Looking forward, it's inevitable that during the 2012 GOP Republican primary season, there will be, for the lack of a better term, a Fox News candidate in the field. There will be a far-right darling of the Tea Party movement (cough, cough, Sarah Palin) who has both the official (Limbaugh, Beck, Malkin) and unofficial (Fox News) endorsement of the right-wing media.
But will that do any good in the real world? Ask Doug Hoffman.
Beck, Hannity, Limbaugh, and Malkin, among others, all put their reputations on the line in NY-23, touting the contest as a referendum on the anti-Obama, Tea Party movement in America. And they lost, big time. Not unlike the way the same right-wing media leaders put their reputations on the line in early 2008 and went all-in against McCain in the South Carolina Republican primary. (FYI, McCain wasn't sufficiently conservative.) Result? McCain won the SC contest in a walk.
See a pattern here? Me, too. The Republican Party is now attached to a political movement -- a media-led movement -- that cannot win elections. It's a movement that cannot even win elections in traditionally red districts (NY-23) or in very red states (SC). By refusing to separate itself from media players who claim the president of the United States is a racist and a Nazi, the GOP may be assigning itself a permanent minority status.

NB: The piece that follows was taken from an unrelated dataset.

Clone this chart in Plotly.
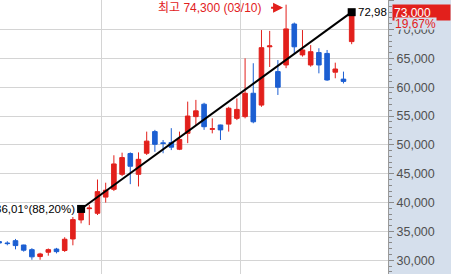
import plotly.graph_objects as go

# ---- data ----
idx = list(range(44))
opens = [33250, 33000, 33400, 32650, 31850, 30650, 31400, 31950, 31700, 33700,
         37000, 38950, 38150, 40950, 42300, 44900, 48500, 44900, 48550, 52300,
         50350, 50400, 49250, 52000, 54900, 57050, 52700, 53450, 53600, 54600,
         54900, 58950, 56900, 67000, 62700, 63850, 70950, 65600, 63850, 66000,
         65850, 62600, 61400, 67900]
highs = [33300, 33300, 33700, 32700, 32100, 31300, 32050, 32150, 34000, 37500,
         39100, 39600, 44000, 43450, 48200, 48650, 48700, 48700, 52300, 52600,
         50850, 52900, 52300, 57500, 57800, 57300, 54600, 53500, 56600, 58050,
         65000, 64150, 69900, 69750, 64700, 74300, 71200, 69900, 67300, 66750,
         66450, 64250, 62700, 73300]
lows = [32900, 32600, 31900, 31500, 30100, 30100, 30800, 31200, 31450, 32600,
        36400, 36100, 37850, 40000, 42000, 44600, 43200, 42800, 48250, 48800,
        48550, 49100, 49100, 50300, 53450, 52600, 52000, 50850, 52300, 54300,
        54600, 53750, 56600, 63500, 58650, 63300, 65900, 65300, 63550, 62400,
        61100, 61550, 60650, 67450]
closes = [33000, 32900, 32550, 31750, 30600, 31100, 31850, 31500, 33650, 37050,
          38800, 39050, 41900, 42150, 46700, 47800, 46300, 47500, 50650, 50100,
          50250, 49600, 50950, 55000, 55900, 53150, 52800, 52600, 56350, 56150,
          58950, 54000, 66850, 67150, 60000, 70100, 67000, 66450, 66150, 63850,
          61250, 63150, 61000, 73000]

month_breaks = [12.5, 29.5]
trend_x = [10, 43]
trend_y = [38900, 73000]
trend_start_label = "36,01°(88,20%)"
trend_end_label = "72,98"
high_label = "최고 74,300 (03/10)"

RED = "#e2201c"
BLUE = "#1c5fd2"
PANEL = "#d5dfec"
FONT = "Liberation Sans, Arial, Noto Sans CJK KR, sans-serif"
FS = 11.5

fig = go.Figure()
fig.add_trace(go.Candlestick(
    x=idx, open=opens, high=highs, low=lows, close=closes,
    increasing=dict(line=dict(color=RED, width=1), fillcolor=RED),
    decreasing=dict(line=dict(color=BLUE, width=1), fillcolor=BLUE),
    whiskerwidth=0, hoverinfo="skip", showlegend=False,
))
fig.add_trace(go.Scatter(
    x=trend_x, y=trend_y, mode="lines+markers",
    line=dict(color="black", width=2),
    marker=dict(symbol="square", size=8, color="black"),
    hoverinfo="skip", showlegend=False,
))

imax = max(idx, key=lambda i: highs[i])
last = closes[-1]
prev = closes[-2]
pct = (last / prev - 1) * 100

# arrow pointing at the highest high
fig.add_annotation(x=imax, y=highs[imax], text=" ", showarrow=True,
                   ax=-18, ay=0, yshift=-3, arrowhead=2, arrowsize=1, arrowwidth=2,
                   arrowcolor=RED, standoff=3)
fig.add_annotation(x=imax, y=highs[imax], text=high_label, showarrow=False,
                   xanchor="right", xshift=-23, yshift=-3,
                   font=dict(family=FONT, size=FS + 0.5, color=RED))
fig.add_annotation(x=trend_x[0], y=trend_y[0], text=trend_start_label, showarrow=False,
                   xanchor="right", xshift=-4, font=dict(family=FONT, size=FS, color="black"))
fig.add_annotation(x=trend_x[1], y=trend_y[1], text=trend_end_label, showarrow=False,
                   xanchor="left", xshift=4, font=dict(family=FONT, size=FS, color="black"))
fig.add_annotation(xref="paper", x=451 / 388, y=last, text=f"{last:,}", showarrow=False,
                   xanchor="right", align="left", width=55, height=13, borderpad=1,
                   bgcolor=RED, font=dict(family=FONT, size=FS + 0.5, color="white"))
fig.add_annotation(xref="paper", x=394 / 388, y=last, yshift=-11,
                   text=f"{pct:.2f}%".replace(".", ","), showarrow=False,
                   xanchor="left", bgcolor=PANEL, borderpad=0, height=11,
                   font=dict(family=FONT, size=FS + 0.5, color=RED))

fig.update_layout(
    width=451, height=274,
    margin=dict(l=0, r=63, t=0, b=0, pad=0),
    paper_bgcolor=PANEL, plot_bgcolor="white",
    hovermode=False, showlegend=False,
    boxgap=0.2,
    xaxis=dict(range=[0.11, 47.43], tickvals=month_breaks, showticklabels=False,
               ticks="", showgrid=True, gridcolor="#d4d4d4", zeroline=False,
               rangeslider=dict(visible=False), showline=False),
    yaxis=dict(side="right", range=[27626, 75110], tick0=0, dtick=5000,
               tickformat=",d", ticks="outside", ticklen=5, tickcolor="#8a8a8a",
               minor=dict(dtick=1000, ticks="outside", ticklen=3, tickcolor="#8a8a8a", showgrid=False),
               showgrid=True, gridcolor="#d4d4d4", zeroline=False,
               showline=True, linecolor="#9a9a9a", linewidth=1,
               tickfont=dict(family=FONT, size=FS + 1, color="#505050")),
)

fig.write_html("out.html")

And I'm sorry, but belated and feeble attempts by Republican leaders such as Rep. Eric Cantor to create the slightest glimmer of daylight between the GOP and the right-wing media aren't going to do the trick. (For the record, comparing health care reform to the Holocaust was the line Limbaugh and company recently crossed, according to Cantor. Good to know.) Republican politicians in 2009 have made it blindingly obvious that they lack both the courage to consistently stand up to the far-right media's hate merchants and the resources. Meaning, without the energy of the fringe activists who insist Obama is destroying America on purpose, the Republican Party would be virtually kaput today.
Disillusioned "Right Wing" blogger Rick Moran, recently bemoaning what he sees as the rise of an "anti-reason" movement on the far right, may have put it best when he asked, "What is it that possesses certain conservatives to fool themselves so spectacularly into believing that they can create a majority out of a minority?"
His definition of "anti-reason" conservatives, who now anchor the right-wing media, seemed dead-on, as well: "[T]hose who reject reality in favor of persecution complexes, wildly exaggerated hyperbole, and a frightening need for vengeance against their imagined 'enemies.' "
Moran actually penned that lament before the votes were counted in the NY-23 congressional race. And incredibly, the "anti-reason" fanatics Moran described were encouraged by the results in Upstate New York, which, in a strange way, actually made sense. Of course anti-reason conservatives would celebrate as a victory the fact that a district that hadn't elected a Democrat to Congress in nearly 150 years did so last week. Of course they'd announce that it was good news that by backing a candidate who did not even live in the district and who, according to a local newspaper editorial board, was woefully ill-informed about local issues, the movement had helped toss a Republican seat to the Democrats.
Anti-reason conservatives watched Hoffman go down in defeat and immediately announced they were going to target more Republican candidates, which means the right-wing media stand poised to unleash even more wingnuttery on the GOP establishment.
Grab the popcorn. This is going to be fun to watch.